AI activity logging and an AI access proxy help you understand who or what is doing what inside your systems. They capture every prompt, every SQL read, every agent call. Great for traceability. Terrible if those logs happen to hold real customer PII or secret keys. The same applies to model training, AI agents, or scripts that touch production-like environments. Without strong data masking, you’ve essentially handed your models backstage passes.

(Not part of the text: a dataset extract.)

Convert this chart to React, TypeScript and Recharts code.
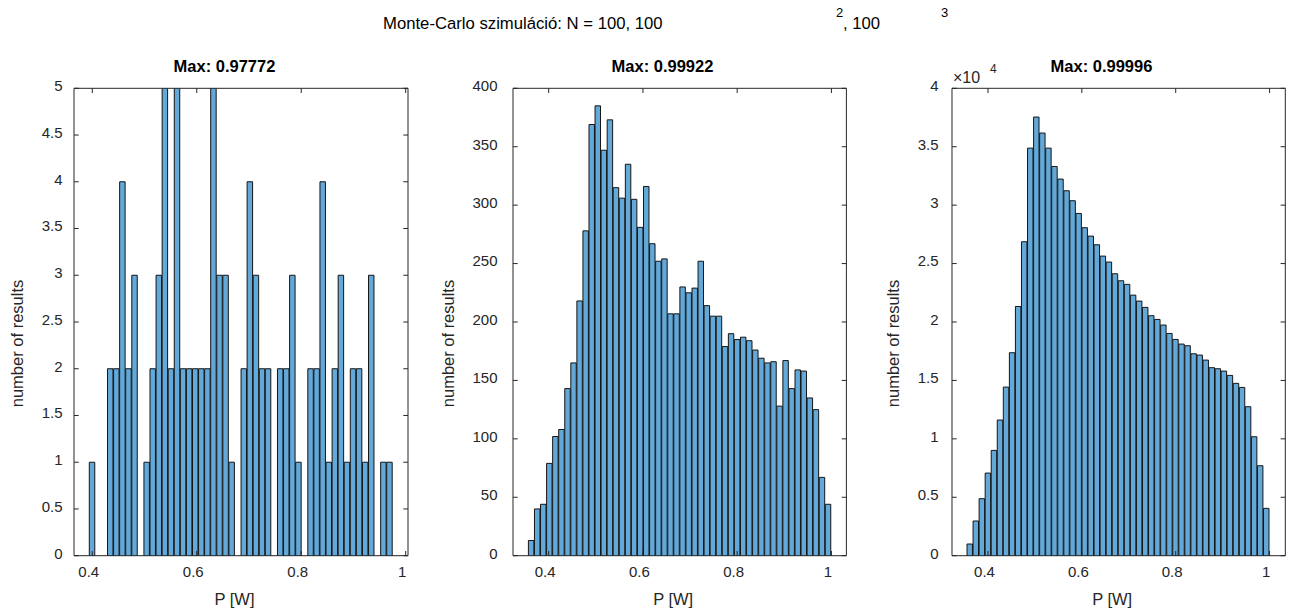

Data Masking prevents sensitive information from ever reaching untrusted eyes or models. It operates at the protocol level, automatically detecting and masking PII, secrets, and regulated data as queries are executed by humans or AI tools. This ensures that people can self‑service read‑only access to data, which eliminates the majority of tickets for access requests, and it means large language models, scripts, or agents can safely analyze or train on production‑like data without exposure risk. Unlike static redaction or schema rewrites, Hoop’s masking is dynamic and context‑aware, preserving utility while guaranteeing compliance with SOC 2, HIPAA, and GDPR. It’s the only way to give AI and developers real data access without leaking real data, closing the last privacy gap in modern automation.
Once Data Masking is in play, everything changes. Activity logs stop being liability traps. Access proxies don’t need to rely on brittle permission lists or cloned datasets. Masking happens in line, at the network protocol, so even if your AI logs contain payloads or parameters, the sensitive bits never reach memory unprotected. You can now approve access at the workflow level instead of the table level.